-- EXERCISE AIM --
Search the data for the word "chart" and copy every line where it occurs.

-- PROVIDED RECORDS --
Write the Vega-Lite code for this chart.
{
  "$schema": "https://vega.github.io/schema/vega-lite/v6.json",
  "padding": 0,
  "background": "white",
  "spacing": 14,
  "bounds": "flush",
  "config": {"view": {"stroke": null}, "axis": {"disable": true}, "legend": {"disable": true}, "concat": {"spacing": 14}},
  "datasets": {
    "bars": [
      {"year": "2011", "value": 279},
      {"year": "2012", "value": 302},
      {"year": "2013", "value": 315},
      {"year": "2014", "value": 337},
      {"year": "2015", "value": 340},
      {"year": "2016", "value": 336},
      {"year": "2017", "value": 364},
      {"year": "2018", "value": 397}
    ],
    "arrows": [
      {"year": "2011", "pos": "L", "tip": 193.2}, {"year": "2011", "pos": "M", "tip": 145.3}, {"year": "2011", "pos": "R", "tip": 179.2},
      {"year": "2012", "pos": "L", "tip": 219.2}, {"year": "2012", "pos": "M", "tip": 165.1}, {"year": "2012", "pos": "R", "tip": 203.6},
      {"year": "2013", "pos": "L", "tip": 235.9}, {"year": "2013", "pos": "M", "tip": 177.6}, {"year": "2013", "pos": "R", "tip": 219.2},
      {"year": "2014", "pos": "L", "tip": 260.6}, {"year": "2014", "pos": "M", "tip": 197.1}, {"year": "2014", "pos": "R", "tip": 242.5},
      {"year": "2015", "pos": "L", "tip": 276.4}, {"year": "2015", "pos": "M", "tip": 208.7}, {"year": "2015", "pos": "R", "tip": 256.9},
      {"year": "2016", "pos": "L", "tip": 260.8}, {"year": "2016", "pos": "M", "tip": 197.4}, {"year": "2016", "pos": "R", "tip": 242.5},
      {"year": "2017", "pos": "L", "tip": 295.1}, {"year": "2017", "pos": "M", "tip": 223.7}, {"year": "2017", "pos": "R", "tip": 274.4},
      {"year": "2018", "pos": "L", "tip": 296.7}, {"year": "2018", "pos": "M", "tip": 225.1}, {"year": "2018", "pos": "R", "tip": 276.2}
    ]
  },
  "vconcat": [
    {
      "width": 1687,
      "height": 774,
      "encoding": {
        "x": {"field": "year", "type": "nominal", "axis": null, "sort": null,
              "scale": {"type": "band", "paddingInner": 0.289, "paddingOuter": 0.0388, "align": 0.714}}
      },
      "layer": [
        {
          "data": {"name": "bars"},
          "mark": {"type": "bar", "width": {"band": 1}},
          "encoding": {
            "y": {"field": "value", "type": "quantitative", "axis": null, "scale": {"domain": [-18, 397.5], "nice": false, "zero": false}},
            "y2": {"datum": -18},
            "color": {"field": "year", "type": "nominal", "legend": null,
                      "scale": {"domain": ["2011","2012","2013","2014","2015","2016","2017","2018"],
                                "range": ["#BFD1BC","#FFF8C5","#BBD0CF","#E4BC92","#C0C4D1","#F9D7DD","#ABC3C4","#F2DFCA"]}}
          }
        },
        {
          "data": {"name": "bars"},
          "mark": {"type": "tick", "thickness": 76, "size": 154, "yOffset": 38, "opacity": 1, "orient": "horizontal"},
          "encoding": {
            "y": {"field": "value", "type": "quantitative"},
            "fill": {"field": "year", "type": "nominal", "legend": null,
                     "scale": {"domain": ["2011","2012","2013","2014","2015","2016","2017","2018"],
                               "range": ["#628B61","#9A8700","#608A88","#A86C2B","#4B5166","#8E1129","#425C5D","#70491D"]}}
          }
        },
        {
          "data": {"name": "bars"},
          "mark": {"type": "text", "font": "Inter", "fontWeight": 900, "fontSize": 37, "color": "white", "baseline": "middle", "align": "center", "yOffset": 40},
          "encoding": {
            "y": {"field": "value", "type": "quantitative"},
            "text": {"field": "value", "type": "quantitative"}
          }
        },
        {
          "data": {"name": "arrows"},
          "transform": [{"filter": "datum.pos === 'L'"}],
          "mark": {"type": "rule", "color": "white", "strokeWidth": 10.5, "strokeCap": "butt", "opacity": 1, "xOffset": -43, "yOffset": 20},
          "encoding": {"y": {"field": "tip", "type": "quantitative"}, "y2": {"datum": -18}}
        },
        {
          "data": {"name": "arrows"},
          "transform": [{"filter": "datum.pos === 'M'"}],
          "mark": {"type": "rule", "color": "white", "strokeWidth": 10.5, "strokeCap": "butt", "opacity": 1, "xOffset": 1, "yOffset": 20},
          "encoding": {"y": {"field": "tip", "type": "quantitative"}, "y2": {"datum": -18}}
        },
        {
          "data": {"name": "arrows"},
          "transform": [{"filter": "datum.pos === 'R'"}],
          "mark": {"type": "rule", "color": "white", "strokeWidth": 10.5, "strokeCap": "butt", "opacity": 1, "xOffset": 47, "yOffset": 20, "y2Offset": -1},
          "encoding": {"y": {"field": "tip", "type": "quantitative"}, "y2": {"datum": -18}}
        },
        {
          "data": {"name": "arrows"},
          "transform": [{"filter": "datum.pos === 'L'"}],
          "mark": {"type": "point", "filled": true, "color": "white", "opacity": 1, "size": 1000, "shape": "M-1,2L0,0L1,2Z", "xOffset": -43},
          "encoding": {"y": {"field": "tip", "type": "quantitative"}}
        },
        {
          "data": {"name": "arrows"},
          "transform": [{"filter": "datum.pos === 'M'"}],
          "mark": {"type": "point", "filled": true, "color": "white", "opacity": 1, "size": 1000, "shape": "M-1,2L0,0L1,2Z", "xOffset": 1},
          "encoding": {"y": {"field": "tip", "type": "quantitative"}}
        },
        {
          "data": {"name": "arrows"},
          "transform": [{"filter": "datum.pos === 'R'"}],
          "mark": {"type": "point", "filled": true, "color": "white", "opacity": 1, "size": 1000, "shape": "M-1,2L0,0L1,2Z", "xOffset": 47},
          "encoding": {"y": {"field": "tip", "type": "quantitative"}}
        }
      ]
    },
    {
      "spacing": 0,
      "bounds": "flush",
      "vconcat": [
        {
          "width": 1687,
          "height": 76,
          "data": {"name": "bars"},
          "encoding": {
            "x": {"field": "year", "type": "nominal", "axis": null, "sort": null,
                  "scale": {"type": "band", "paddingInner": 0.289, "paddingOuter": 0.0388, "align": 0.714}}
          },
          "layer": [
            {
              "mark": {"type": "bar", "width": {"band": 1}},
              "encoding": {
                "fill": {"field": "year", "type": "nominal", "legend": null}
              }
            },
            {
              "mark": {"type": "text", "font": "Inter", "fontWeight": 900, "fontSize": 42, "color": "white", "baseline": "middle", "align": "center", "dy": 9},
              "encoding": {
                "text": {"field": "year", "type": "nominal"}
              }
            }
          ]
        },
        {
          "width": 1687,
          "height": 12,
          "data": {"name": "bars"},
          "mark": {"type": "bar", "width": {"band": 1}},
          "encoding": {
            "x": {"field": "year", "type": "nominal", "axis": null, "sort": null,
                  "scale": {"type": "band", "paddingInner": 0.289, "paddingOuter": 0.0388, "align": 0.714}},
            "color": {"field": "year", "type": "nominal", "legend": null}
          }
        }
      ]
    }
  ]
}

* * *

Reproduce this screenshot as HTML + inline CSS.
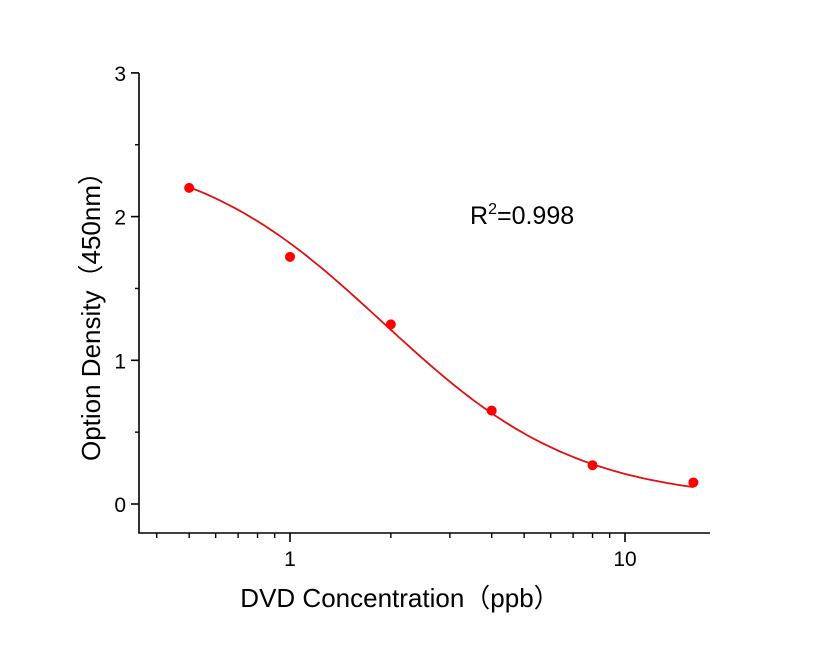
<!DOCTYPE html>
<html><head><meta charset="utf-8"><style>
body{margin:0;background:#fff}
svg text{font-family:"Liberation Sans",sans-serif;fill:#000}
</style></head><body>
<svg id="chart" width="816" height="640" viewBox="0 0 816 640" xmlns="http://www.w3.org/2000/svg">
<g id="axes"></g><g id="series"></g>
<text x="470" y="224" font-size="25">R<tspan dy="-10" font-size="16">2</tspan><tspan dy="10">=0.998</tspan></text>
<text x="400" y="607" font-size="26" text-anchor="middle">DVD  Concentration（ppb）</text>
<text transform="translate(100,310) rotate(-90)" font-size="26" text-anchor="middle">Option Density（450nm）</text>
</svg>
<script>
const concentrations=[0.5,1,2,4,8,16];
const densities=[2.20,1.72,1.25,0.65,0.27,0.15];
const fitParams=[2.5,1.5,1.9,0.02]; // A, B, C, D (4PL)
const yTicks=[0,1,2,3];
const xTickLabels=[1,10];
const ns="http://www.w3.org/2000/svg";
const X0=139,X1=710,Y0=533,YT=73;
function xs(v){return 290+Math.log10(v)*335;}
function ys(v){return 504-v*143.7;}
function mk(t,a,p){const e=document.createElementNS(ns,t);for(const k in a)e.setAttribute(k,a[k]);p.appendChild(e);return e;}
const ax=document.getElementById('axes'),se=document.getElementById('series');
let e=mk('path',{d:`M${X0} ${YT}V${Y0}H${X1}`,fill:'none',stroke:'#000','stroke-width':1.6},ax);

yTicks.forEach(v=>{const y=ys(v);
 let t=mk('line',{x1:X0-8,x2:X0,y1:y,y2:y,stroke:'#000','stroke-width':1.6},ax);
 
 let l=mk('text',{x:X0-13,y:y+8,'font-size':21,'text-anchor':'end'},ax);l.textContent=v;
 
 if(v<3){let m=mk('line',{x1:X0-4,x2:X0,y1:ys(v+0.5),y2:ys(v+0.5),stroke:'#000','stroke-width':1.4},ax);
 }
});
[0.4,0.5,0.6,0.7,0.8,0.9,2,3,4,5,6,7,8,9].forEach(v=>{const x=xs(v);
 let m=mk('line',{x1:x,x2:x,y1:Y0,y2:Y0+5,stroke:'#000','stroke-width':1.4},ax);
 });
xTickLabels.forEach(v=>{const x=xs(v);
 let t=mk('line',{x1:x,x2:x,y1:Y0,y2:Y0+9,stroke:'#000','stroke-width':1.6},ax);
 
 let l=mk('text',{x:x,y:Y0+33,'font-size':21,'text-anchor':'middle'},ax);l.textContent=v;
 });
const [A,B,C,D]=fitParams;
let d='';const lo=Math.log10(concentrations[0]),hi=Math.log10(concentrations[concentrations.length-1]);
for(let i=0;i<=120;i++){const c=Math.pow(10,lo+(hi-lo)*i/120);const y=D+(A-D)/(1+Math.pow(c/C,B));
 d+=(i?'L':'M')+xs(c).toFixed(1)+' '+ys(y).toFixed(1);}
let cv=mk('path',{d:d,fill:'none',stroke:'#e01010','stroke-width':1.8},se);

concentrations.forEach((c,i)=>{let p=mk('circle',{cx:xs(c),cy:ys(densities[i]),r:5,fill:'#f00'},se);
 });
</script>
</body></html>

...

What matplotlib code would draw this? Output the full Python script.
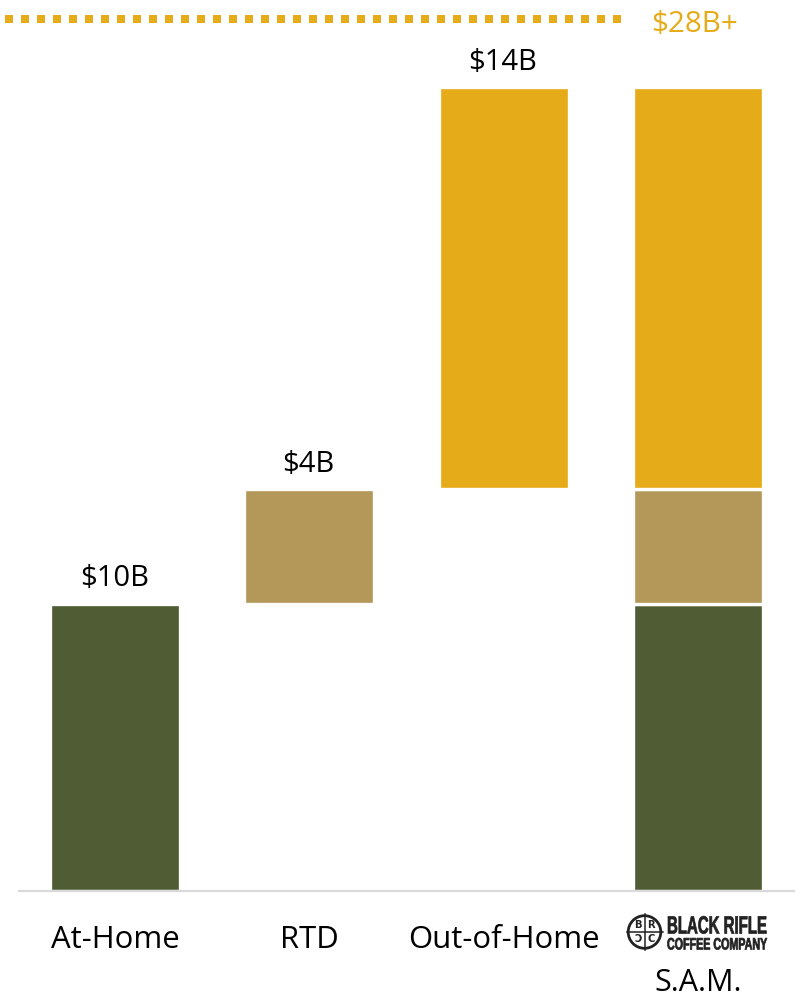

-- SOLUTION TO THE EXERCISE --
Write the Vega-Lite code for this chart.
<svg id="chart" width="816" height="640" viewBox="0 0 816 640" xmlns="http://www.w3.org/2000/svg">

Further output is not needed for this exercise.